There was an interesting exchange between Shankar and Stevens over the large amount of energy consumed in training today’s large natural language processing models.
Shankar said, “I’m quoting from literature on deep neural networks or any of these image recognition networks. They scale quadratically with the number of data points. One of the latest things that is being hyped about in the last few weeks is a trillion parameter, natural language processing [model]. So here are the numbers. To train one of those models, it takes the energy equivalent to four cars being driven a whole year, just to train the model, including the manufacturing cost of the car. That is how much energy is spent in the training on this, so there is a real problem, right?”

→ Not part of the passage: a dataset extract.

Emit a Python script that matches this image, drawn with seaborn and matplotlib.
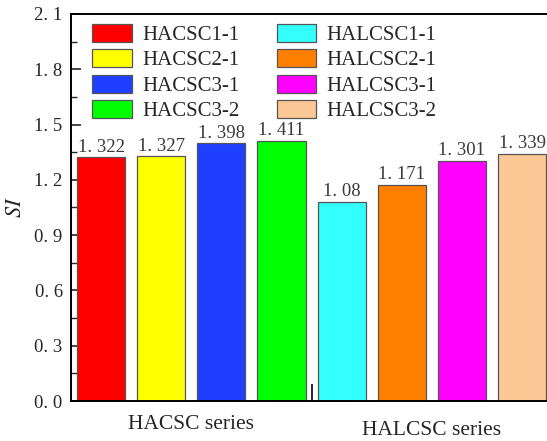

Not so fast countered Stevens. “Consider using the same numbers for how much energy is going into Bitcoin, right? So the estimate is maybe something like 5 percent of global energy production. At least these neural network models are useful. They’re not just used for natural language processing. You can use it for distilling knowledge. You can use them for imaging and so forth. I want to shift gears a little bit. Governments around the world and VCs are putting a lot of money into quantum computing, and based on what you were talking about, it’s not clear to me that that’s actually the right thing we should be doing. We have lots of opportunities for alternative computing models, alternative architectures that could open up spaces that we know in principle can work. We have classical systems that can do this,” he said.
Today, there’s an army of computational scientists around the world seeking ways to advance computing, some of them focused on the energy aspect of the problem, others focused on other areas such on performance or capacity. It will be interesting to see if the framework and methodology embodied on Shankar’s forthcoming paper not only provokes discussion but also provides a concrete methodology for comparing computing system efficiency.
Link to ANL video: https://vimeo.com/event/2081535/17d0367863
Brief Shankar Bio
Sadasivan (Sadas) Shankar is Research Technology Manager at SLAC National Laboratory and Adjunct Professor in Stanford Materials Science and Engineering. He is also an Associate in the Department of Physics in Harvard Faculty of Arts and Sciences, and was the first Margaret and Will Hearst Visiting Lecturer in Harvard University and the first Distinguished Scientist in Residence at the Harvard Institute of Applied Computational Sciences. He has co-instructed classes related to materials, computing, and sustainability and was awarded Harvard University Teaching Excellence Award. He is involved in research in materials, chemistry, and specialized AI methods for complex problems in physical and natural sciences, and new frameworks for studying computing. He is a co-founder and the Chief Scientist in Material Alchemy, a “last mile” translational and independent venture for sustainable design of materials.
Dr. Shankar was a Senior Fellow in UCLA-IPAM during a program on Machine Learning and Many-body Physics, invited speaker in The Camille and Henry Dreyfus Foundation on application of Machine Learning for chemistry and materials, Carnegie Science Foundation panelist for Brain and Computing, National Academies speaker on Revolutions in Manufacturing through Mathematics, invited to White House event for Materials Genome, Visiting Lecturer in Kavli Institute of Theoretical Physics in UC-SB, and the first Intel Distinguished Lecturer in Caltech and MIT. He has given several colloquia and lectures in universities all over the world. Dr. Shankar also worked in the semiconductor industry in the areas of materials, reliability, processing, manufacturing, and is a co-inventor in over twenty patent filings. His work was also featured in the journal Science and as a TED talk.